While I have been using a simpler version in the past, it is only recently that I wrapped my head around how to simplify the creation–and really the maintenance–of upstream & downstream task dependencies in a DAG. The way I had been doing it involved writing these massive tuples with the task names over & over…
And it was even worse for DAGs that weren’t linear–in fact, from frustration I stopped maintaining that test at one point! Ultimately, it involved figuring out a way to build a list for each path through the DAG & then slice the list to create the upstream tasks & downstream tasks. And to aid in simplicity & future maintenance of the test, I used namedtuple
from collections
library to allow me to give the fields obvious names.
from collections import namedtuple
from pytest import mark, param
Task = namedtuple("Task", ["task", "upstream_task", "downstream_task", "name"])
task_paths = { # Key = path name, Value = list of tasks in that path
"first": [
"EMPTY", # This must be here for upstream task of "start" task!
"start",
"idempotency_check",
"extract_first",
"transform_first",
"load_first",
"send_slack_message_success",
"EMPTY", # This must be here for downstream_task of "send_slack_message_success" task!
],
"second": [
"EMPTY",
"start",
"extract_second_only",
"send_slack_message_success",
"EMPTY",
], # Add any additional paths below here if necessary
}
def tasks_to_test(table_type):
"""This function creates a list of tuples with the task, its upstream task,
downstream task, and name (for a pretty task identifier).
"""
task_list = task_paths.get(table_type)
tasks = task_list[1:-1] # Creates a list that doesn't start/end with "EMPTY"

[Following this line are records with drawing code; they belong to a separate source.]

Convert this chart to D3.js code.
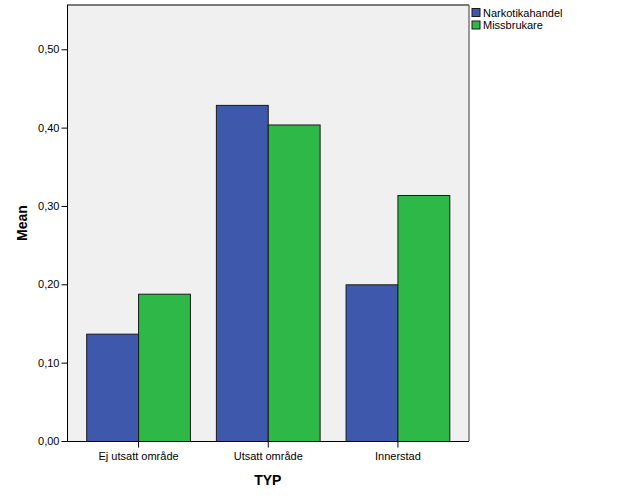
<!DOCTYPE html>
<html>
<head>
<meta charset="utf-8">
<script src="https://cdn.jsdelivr.net/npm/d3@7"></script>
<style>
	body { margin: 0; background: #fff; }
	text { font-family: Arial, "Liberation Sans", sans-serif; }
</style>
</head>
<body>
<svg id="chart"></svg>
<script>
const categories = ["Ej utsatt område", "Utsatt område", "Innerstad"];
const seriesNames = ["Narkotikahandel", "Missbrukare"];
const narkotikahandel = [0.137, 0.429, 0.200];
const missbrukare = [0.188, 0.404, 0.314];
const yTicks = [0, 0.1, 0.2, 0.3, 0.4, 0.5];
const colors = ["#3e58ac", "#2eb848"];

const width = 626, height = 501;
const plot = { left: 67, right: 468.5, top: 5, bottom: 441 };

const svg = d3.select("#chart").attr("width", width).attr("height", height);

const x = d3.scaleBand()
	.domain(categories)
	.range([plot.left, plot.right])
	.paddingInner(0.2)
	.paddingOuter(0.148);

const xSub = d3.scaleBand()
	.domain(seriesNames)
	.range([0, x.bandwidth()]);

const y = d3.scaleLinear()
	.domain([0, 0.5565])
	.range([plot.bottom, plot.top]);

// plot background
svg.append("rect")
	.attr("x", plot.left)
	.attr("y", plot.top)
	.attr("width", plot.right - plot.left)
	.attr("height", plot.bottom - plot.top)
	.attr("fill", "#f0f0f0");

const rows = categories.map((c, i) => ({
	cat: c,
	values: [narkotikahandel[i], missbrukare[i]]
}));

const groups = svg.selectAll("g.group")
	.data(rows)
	.enter()
	.append("g")
	.attr("class", "group")
	.attr("transform", (d) => `translate(${x(d.cat)},0)`);

groups.selectAll("rect")
	.data((d) => d.values.map((v, j) => ({ v, s: seriesNames[j], j })))
	.enter()
	.append("rect")
	.attr("x", (d) => xSub(d.s) + 0.5)
	.attr("y", (d) => y(d.v) + 0.5)
	.attr("width", xSub.bandwidth())
	.attr("height", (d) => plot.bottom - y(d.v))
	.attr("fill", (d) => colors[d.j])
	.attr("stroke", "#1a1a1a")
	.attr("stroke-width", 1);

// frame: top and right grey
svg.append("line")
	.attr("x1", plot.left).attr("x2", plot.right + 0.5)
	.attr("y1", plot.top).attr("y2", plot.top)
	.attr("stroke", "#7a7a7a").attr("stroke-width", 2);
svg.append("line")
	.attr("x1", plot.right + 0.5).attr("x2", plot.right + 0.5)
	.attr("y1", plot.top).attr("y2", plot.bottom)
	.attr("stroke", "#555").attr("stroke-width", 1.2);

// y axis
const yAxis = d3.axisLeft(y)
	.tickValues(yTicks)
	.tickSize(6)
	.tickPadding(2)
	.tickFormat((d) => d3.format(".2f")(d).replace(".", ","));

const gy = svg.append("g")
	.attr("transform", `translate(${plot.left + 0.5},0)`)
	.call(yAxis);
gy.select(".domain").attr("d", `M0,${plot.top}V${plot.bottom + 0.5}`).attr("stroke", "#000");
gy.selectAll(".tick line").attr("stroke", "#000");
gy.selectAll(".tick text").attr("font-size", 11).attr("fill", "#000")
	.attr("font-family", "Arial, 'Liberation Sans', sans-serif");

// x axis
const xAxis = d3.axisBottom(x).tickSize(6).tickPadding(5);
const gx = svg.append("g")
	.attr("transform", `translate(0.5,${plot.bottom + 0.5})`)
	.call(xAxis);
gx.select(".domain").attr("d", `M${plot.left},0H${plot.right}`).attr("stroke", "#000");
gx.selectAll(".tick line").attr("stroke", "#000");
gx.selectAll(".tick text").attr("font-size", 11).attr("fill", "#000")
	.attr("font-family", "Arial, 'Liberation Sans', sans-serif");

// axis titles
svg.append("text")
	.attr("transform", `translate(27,${(plot.top + plot.bottom) / 2}) rotate(-90)`)
	.attr("text-anchor", "middle")
	.attr("font-size", 14)
	.attr("font-weight", "bold")
	.text("Mean");

svg.append("text")
	.attr("x", (plot.left + plot.right) / 2)
	.attr("y", 485)
	.attr("text-anchor", "middle")
	.attr("font-size", 14)
	.attr("font-weight", "bold")
	.text("TYP");

// legend
const legend = svg.selectAll("g.legend")
	.data(seriesNames)
	.enter()
	.append("g")
	.attr("class", "legend")
	.attr("transform", (d, i) => `translate(472,${8.5 + i * 12.5})`);

legend.append("rect")
	.attr("width", 8)
	.attr("height", 8)
	.attr("fill", (d, i) => colors[i])
	.attr("stroke", "#1a1a1a");

legend.append("text")
	.attr("x", 11)
	.attr("y", 8)
	.attr("font-size", 11)
	.attr("fill", "#000")
	.text((d) => d);
</script>
</body>
</html>
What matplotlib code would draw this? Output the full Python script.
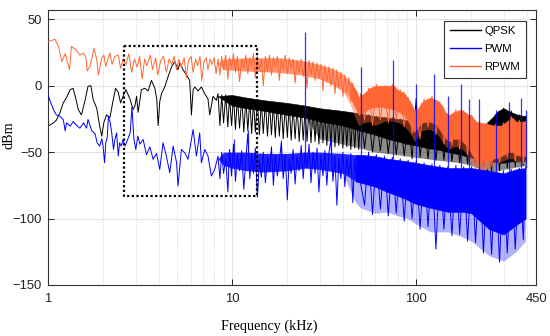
import numpy as np
import matplotlib
matplotlib.use("Agg")
import matplotlib.pyplot as plt
from matplotlib.ticker import FixedLocator, FixedFormatter, NullFormatter

plt.rcParams["font.family"] = ["Liberation Sans", "DejaVu Sans"]

# ---------------- data (kHz, dBm) ----------------
# low-frequency traces (1 - 8.4 kHz)
qpsk_f = [1.00, 1.07, 1.11, 1.16, 1.21, 1.26, 1.32, 1.37, 1.42, 1.46, 1.52, 1.59, 1.65, 1.71,
          1.76, 1.84, 1.91, 1.96, 2.01, 2.08, 2.17, 2.26, 2.33, 2.41, 2.48, 2.56, 2.65, 2.79,
          2.90, 2.97, 3.03, 3.09, 3.22, 3.36, 3.50, 3.65, 3.81, 3.90, 3.97, 4.05, 4.14, 4.31,
          4.50, 4.69, 4.89, 5.09, 5.20, 5.42, 5.66, 5.89, 6.02, 6.15, 6.28, 6.54, 6.82, 7.11,
          7.41, 7.57, 7.89, 8.23]
qpsk_db = [-30.5, -28, -26, -20.5, -13, -9, -3, -2, -10.5, -18, -22, -11, -0.5, 0,
           -10.5, -17, -30.5, -38, -28, -22, -24, -11, -2, -5, -13, -8, -3, -10,
           -18, -15, -8, -20, -3, -2, -4, 4, -2, -10, -30, -12, -6, -1,
           7, 14, 18, 12, 17, 12, 8, 4, -22, -3, -1, -4, -1, -6,
           -10, -22, -8, -11]

pwm_f = [1.00, 1.03, 1.07, 1.11, 1.16, 1.21, 1.24, 1.26, 1.32, 1.37, 1.42, 1.49, 1.56, 1.62,
         1.65, 1.73, 1.80, 1.85, 1.91, 1.96, 1.99, 2.03, 2.06, 2.10, 2.13, 2.18, 2.22, 2.27,
         2.31, 2.36, 2.41, 2.45, 2.50, 2.56, 2.62, 2.72, 2.80, 2.86, 2.93, 3.00, 3.08, 3.16,
         3.29, 3.43, 3.58, 3.73, 3.89, 4.05, 4.22, 4.40, 4.59, 4.79, 5.00, 5.09, 5.31, 5.54,
         5.77, 6.02, 6.15, 6.41, 6.68, 6.82, 7.11, 7.41, 7.73, 8.06]
pwm_db = [-7, -12, -18, -22, -23, -25.5, -34, -28, -30.5, -27, -29.5, -32, -28, -32,
          -25.5, -34, -36, -43, -45.5, -40, -45, -58, -43, -39, -23, -28, -35.5, -48,
          -40.5, -35.5, -53, -43, -45.5, -40.5, -45.5, -40, -35, -16, -40, -48, -38, -44,
          -40.5, -52, -46, -55.5, -51, -63, -43, -53, -65.5, -45.5, -58, -75.5, -48, -50.5,
          -55.5, -40.5, -33, -53, -35.5, -58, -48, -53, -68, -63]

rpwm_f = [1.00, 1.05, 1.09, 1.14, 1.19, 1.24, 1.31, 1.34, 1.42, 1.49, 1.56, 1.61, 1.63, 1.69,
          1.78, 1.84, 1.88, 1.96, 2.01, 2.06, 2.17, 2.23, 2.31, 2.41, 2.48, 2.56, 2.65, 2.75,
          2.85, 2.95, 3.05, 3.15, 3.25, 3.35, 3.45, 3.60, 3.70, 3.85, 3.95, 4.10, 4.25, 4.40,
          4.55, 4.70, 4.85, 5.00, 5.15, 5.30, 5.50, 5.65, 5.80, 6.00, 6.15, 6.35, 6.50, 6.70,
          6.85, 7.05, 7.25, 7.40, 7.60, 7.80, 8.00, 8.20]
rpwm_db = [33, 34, 35, 29.5, 18, 24, 12, 29.5, 27, 23, 24.5, 20.5, 11, 14.5,
           28, 19.5, 8, 21, 23, 14.5, 24.5, 16, 22, 23, 13, 20, 16, 24,
           10, 20, 14, 22, 5, 20, 15, 23, 12, 21, 8, 19, 22, 10,
           20, 16, 22, 12, 20, 14, 21, 6, 19, 22, 10, 20, 15, 22,
           4, 18, 21, 12, 20, 16, 21, 9]

# dense part (8.4 - 395 kHz): alternating peaks and dips
dense_f = [8.4, 8.6, 8.8, 9.0, 9.25, 9.5, 9.7, 9.95, 10.2, 10.45, 10.7, 11.0, 11.3, 11.6, 11.9,
           12.2, 12.5, 12.8, 13.1, 13.4, 13.75, 14.1, 14.45, 14.8, 15.2, 15.6, 16.0, 16.4, 16.8,
           17.2, 17.65, 18.1, 18.55, 19.0, 19.5, 20.0, 20.5, 21.0, 21.5, 22.05, 22.6, 23.2, 23.8,
           24.4, 25.0, 25.6, 26.25, 26.9, 27.6, 28.3, 29.0, 29.7, 30.5, 31.25, 32.0, 32.8, 33.65,
           34.5, 35.4, 36.3, 37.2, 38.1, 39.1, 40.1, 41.1, 42.1, 43.2, 44.3, 45.4, 46.5, 47.7,
           48.9, 50.1, 52.6, 55.3, 58.1, 61, 64.1, 67.4, 70.8, 74.4, 78.2, 82.2, 86.4, 90.8,
           95.4, 100.3, 105.4, 110.8, 116.4, 122.3, 128.5, 135, 142, 149, 157, 165, 173, 182,
           191, 201, 211, 222, 233, 245, 258, 271, 285, 299, 314, 330, 347, 365, 384, 395]
qpsk_dense = [-6, -30, -7, -28, -7, -31, -8, -30, -8, -33, -9, -32, -9, -35, -10,
              -34, -10, -36, -11, -35, -11, -37, -12, -36, -12, -38, -13, -37, -13,
              -39, -14, -38, -14, -40, -14, -39, -15, -41, -15, -40, -16, -42, -16,
              -41, -17, -42, -17, -43, -17, -42, -18, -44, -18, -43, -19, -45, -19,
              -44, -19, -46, -20, -45, -20, -47, -20, -46, -21, -48, -21, -47, -21,
              -48, -22, -47, -22, -50, -23, -49, -24, -51, -24, -52, -25, -53, -26,
              -55, -10, -54, -27, -55, -28, -56, -28, -56, -29, -57, -29, -58, -30,
              -59, -31, -60, -31, -63, -28, -65, -22, -64, -17, -62, -19, -61, -22, -60, -23]
pwm_dense = [-53, -70, -50, -66, -55, -80, -48, -68, -44, -72, -52, -64, -49, -78, -55,
             -36, -70, -51, -66, -47, -84, -56, -69, -50, -73, -54, -64, -46, -75,
             -52, -68, -57, -43, -70, -52, -86, -55, -66, -48, -74, -53, -64, -45,
             -70, -50, -62, -44, -73, -50, -66, -47, -80, -52, -68, -49, -75, -51,
             -40, -72, -53, -90, -55, -70, -50, -76, -54, -68, -51, -88, -55, -72,
             -53, -74, -90, -50, -97, -52, -93, -53, -98, -54, -96, -55, -102, -56,
             -100, -57, -108, -58, -106, -59, -123, -60, -108, -61, -113, -60, -112, -61,
             -117, -61, -118, -62, -126, -63, -127, -65, -133, -64, -126, -63, -123, -62,
             -116, -61]
rpwm_dense = [20, 8, 22, 12, 23, 5, 21, 14, 24, 10, 22, 3, 20, 13, 23,
              9, 21, 15, 24, 6, 22, 12, 20, 0, 22, 11, 23, 8, 21,
              14, 22, 4, 20, 12, 23, 9, 21, 13, 20, 2, 19, 10, 20,
              7, 18, -2, 19, 8, 18, 4, 17, 6, 16, -4, 15, 3, 14,
              0, 13, -6, 12, -2, 10, -8, 8, -5, 6, -12, 2, -15, -4,
              -18, -6, -26, -2, -30, 1, -26, 0, -28, 1, -25, -3, -31, -9,
              -36, -18, -40, -10, -31, -8, -37, -12, -44, -21, -45, -18, -48, -19,
              -52, -22, -63, -27, -66, -28, -60, -29, -58, -28, -54, -23, -57, -26, -59, -27]

# solid body of each dense spectrum: upper edge, solid lower edge, faint lower edge
qpsk_band_f = [8.4, 10, 12, 15, 20, 25, 30, 40, 50, 60, 70, 80, 90, 100, 115, 130, 150, 175,
               200, 230, 260, 280, 300, 330, 360, 395]
qpsk_top = [-8, -7, -9, -11, -13, -15, -17, -19, -21, -23, -24, -25, -26, -27, -27, -28, -29,
            -30, -31, -31, -24, -19, -17, -20, -22, -23]
qpsk_core = [-8, -15, -17, -19, -22, -24, -27, -30, -34, -37, -40, -42, -44, -45, -47, -48,
             -50, -52, -54, -56, -57, -58, -58, -57, -57, -57]
qpsk_floor = [-8, -15, -17, -19, -22, -24, -40, -44, -47, -50, -51, -52, -53, -54, -55, -56,
              -57, -58, -60, -63, -65, -64, -63, -62, -61, -60]

pwm_band_f = [8.4, 9, 10, 12, 15, 20, 25, 30, 40, 47, 50, 60, 70, 80, 90, 100, 120, 150, 180,
              200, 250, 300, 350, 395]
pwm_top = [-55, -50, -50, -50, -51, -51, -50, -50, -51, -52, -52, -53, -55, -56, -57, -58, -60,
           -62, -62, -62, -64, -66, -63, -62]
pwm_core = [-55, -60, -62, -64, -65, -64, -62, -63, -66, -72, -73, -76, -80, -83, -86, -89, -92,
            -95, -95, -96, -108, -112, -105, -100]
pwm_floor = [-55, -60, -62, -64, -65, -64, -62, -63, -66, -88, -92, -96, -95, -98, -100, -104,
             -110, -110, -114, -117, -128, -132, -125, -117]
pwm_spike_f = [10.2, 12.2, 18.55, 25, 34.5, 50, 75, 100, 125, 150, 175, 194, 220, 272, 320, 371, 395]
pwm_spike_db = [-40, -33, -41, 40, -40, 14, 19, 1, 9, -8, 1, -10, -10, -18, -12, -9, -18]

rpwm_band_f = [8.4, 9, 12, 18, 24, 30, 35, 40, 44, 47, 49, 52, 56, 60, 65, 70, 76, 81, 86, 92,
               95, 98, 101, 107, 115, 120, 130, 139, 146, 152, 160, 168, 176, 185, 194, 202,
               212, 228, 249, 265, 292, 318, 335, 350, 374, 395]
rpwm_top = [17, 20, 21, 21, 19, 16, 13, 9, 3, -3, -9, -6, -2, 0, 0, 0, 0, -4, -5, -11,
            -14, -19, -19, -13, -10, -9, -11, -15, -21, -22, -20, -19, -18, -20, -22, -23,
            -27, -28, -29, -30, -30, -26, -24, -27, -27, -27]
rpwm_core = [17, 12, 11, 10, 8, 5, 1, -4, -9, -17, -22, -20, -17, -16, -16, -17, -18, -20, -22,
             -28, -32, -35, -33, -28, -27, -27, -30, -36, -40, -42, -40, -40, -41, -44, -48,
             -52, -56, -58, -57, -55, -53, -50, -50, -52, -53, -53]
rpwm_floor = [17, 12, 11, 10, 8, 5, 1, -4, -14, -25, -30, -28, -27, -30, -28, -26, -27, -28, -30,
              -35, -38, -42, -40, -34, -33, -33, -36, -42, -46, -48, -46, -46, -47, -50, -55,
              -58, -62, -66, -62, -60, -57, -55, -55, -57, -57, -58]

# zoomed region marked on the chart
box_f = [2.59, 13.7]
box_db = [-83, 30]

black = "#000000"
blue = "#0000FF"
orange = "#FF6633"


def band(ax, f, top, core, floor, color, z, pale=0.45, split=None, early=0.7):
    f = np.asarray(f)
    if split is None:
        ax.fill_between(f, core, top, color=color, lw=0.4, zorder=z)
    else:
        ax.fill_between(f, core, top, where=f <= split, color=color, alpha=early, lw=0,
                        zorder=z)
        ax.fill_between(f, core, top, where=f >= split, color=color, lw=0.4, zorder=z)
    ax.fill_between(f, floor, core, color=color, alpha=pale, lw=0, zorder=z)


fig = plt.figure(figsize=(5.5, 3.36), dpi=100)
ax = fig.add_axes([0.0873, 0.1518, 0.8873, 0.8199])
ax.set_xscale("log")

# QPSK
l1, = ax.plot(qpsk_f + dense_f, qpsk_db + qpsk_dense, color=black, lw=0.7, zorder=2)
band(ax, qpsk_band_f, qpsk_top, qpsk_core, qpsk_floor, black, 2, pale=0.45)

# RPWM
l3, = ax.plot(rpwm_f + dense_f, rpwm_db + rpwm_dense, color=orange, lw=0.7, zorder=3)
band(ax, rpwm_band_f, rpwm_top, rpwm_core, rpwm_floor, orange, 3, pale=0.45, split=44)

# PWM
l2, = ax.plot(pwm_f + dense_f, pwm_db + pwm_dense, color=blue, lw=0.7, zorder=4)
band(ax, pwm_band_f, pwm_top, pwm_core, pwm_floor, blue, 4, pale=0.3, split=47, early=0.85)
ax.vlines(pwm_spike_f, np.interp(pwm_spike_f, pwm_band_f, pwm_top), pwm_spike_db,
          color=blue, lw=0.9, alpha=0.8, zorder=4)

# dotted box
ax.plot([box_f[0], box_f[1], box_f[1], box_f[0], box_f[0]],
        [box_db[1], box_db[1], box_db[0], box_db[0], box_db[1]],
        color=black, ls=(0, (1, 1.1)), lw=1.6, zorder=6)

ax.set_xlim(1, 450)
ax.set_ylim(-150, 57.3)
ax.xaxis.set_major_locator(FixedLocator([1, 10, 100, 450]))
ax.xaxis.set_major_formatter(FixedFormatter(["1", "10", "100", "450"]))
minors = [2, 3, 4, 5, 6, 7, 8, 9, 20, 30, 40, 50, 60, 70, 80, 90, 200, 300, 400]
ax.xaxis.set_minor_locator(FixedLocator(minors))
ax.xaxis.set_minor_formatter(NullFormatter())
ax.set_yticks([-150, -100, -50, 0, 50])

ax.grid(which="major", color="#dddddd", lw=0.6, ls="-", zorder=0)
ax.grid(which="minor", axis="x", color="#c4c4c4", lw=0.6, ls=(0, (1, 2)), zorder=0)
ax.set_axisbelow(True)

ax.tick_params(which="major", direction="in", length=4, width=0.7, top=True, right=True,
               labelsize=9.4, colors="#222222")
ax.tick_params(axis="x", which="major", pad=5.5)
ax.tick_params(axis="y", which="major", pad=4.3)
ax.tick_params(which="minor", length=0, top=True, right=True)
for s in ax.spines.values():
    s.set_color("#333333")
    s.set_linewidth(0.8)

ax.set_xlabel("Frequency (kHz)", family="Liberation Serif", fontsize=10.2)
ax.xaxis.set_label_coords(0.453, -0.124)
ax.set_ylabel("dBm", family="Liberation Serif", fontsize=10.2)
ax.yaxis.set_label_coords(-0.066, 0.545)

leg = ax.legend([l1, l2, l3], ["QPSK", "PWM", "RPWM"], loc="upper right",
                bbox_to_anchor=(0.9795, 0.9593), fontsize=8.2, frameon=True, fancybox=False,
                edgecolor="#333333", framealpha=1, borderpad=0.5, handlelength=2.7,
                handletextpad=0.35, labelspacing=0.68, borderaxespad=0)
leg.get_frame().set_linewidth(0.8)
for h in leg.get_lines():
    h.set_linewidth(1.0)

fig.savefig("out.png", dpi=100)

upstream_tasks = task_list[:-1] # Starts with "EMPTY" but doesn't end with it
downstream_tasks = task_list[2:] # End with "EMPTY" but doesn't start with it
return [
Task(t, u, d, f"{table_type}_{t}")
for t, u, d in zip(tasks, upstream_tasks, downstream_tasks)
if t != "EMPTY"
]
@mark.parametrize(
"task_id, upstream_task_id, downstream_task_id",
[
param(task.task, task.upstream_task, task.downstream_task, id=task.name)
for task_path in task_paths
for task in tasks_to_test(task_path)
],
)
def test_task_dependencies(task_id, upstream_task_id, downstream_task_id):
"""Verify the upstream/downstream task_ids for tasks in DAG.
If there is no upstream or downstream task_id, it will be "EMPTY".
Where it is possible there may be multiple tasks that could run
simultaneously, a task_id candidate is selected randomly.
"""
dag_task_id = dag.get_task(task_id)
upstream_task_ids = [task.task_id for task in dag_task_id.upstream_list] or "EMPTY"
downstream_task_ids = [
task.task_id for task in dag_task_id.downstream_list
] or "EMPTY"
assert upstream_task_id in upstream_task_ids
assert downstream_task_id in downstream_task_ids
This will based on the the non-“EMPTY” values in both lists, generate a total of 9 tests. A test will fail if any upstream or downstream tasks are not properly connected to each task.
The real magic starts here with tasks_to_test
slicing up each list into a list of tasks, a list of upstream tasks, a list of downstream tasks, and then zipping them altogether into Task named tuples. Then the list comprehension in @mark.parametrize()
decorator of test_task_dependencies
finishes putting all the task data into the list of tuples needed for each test.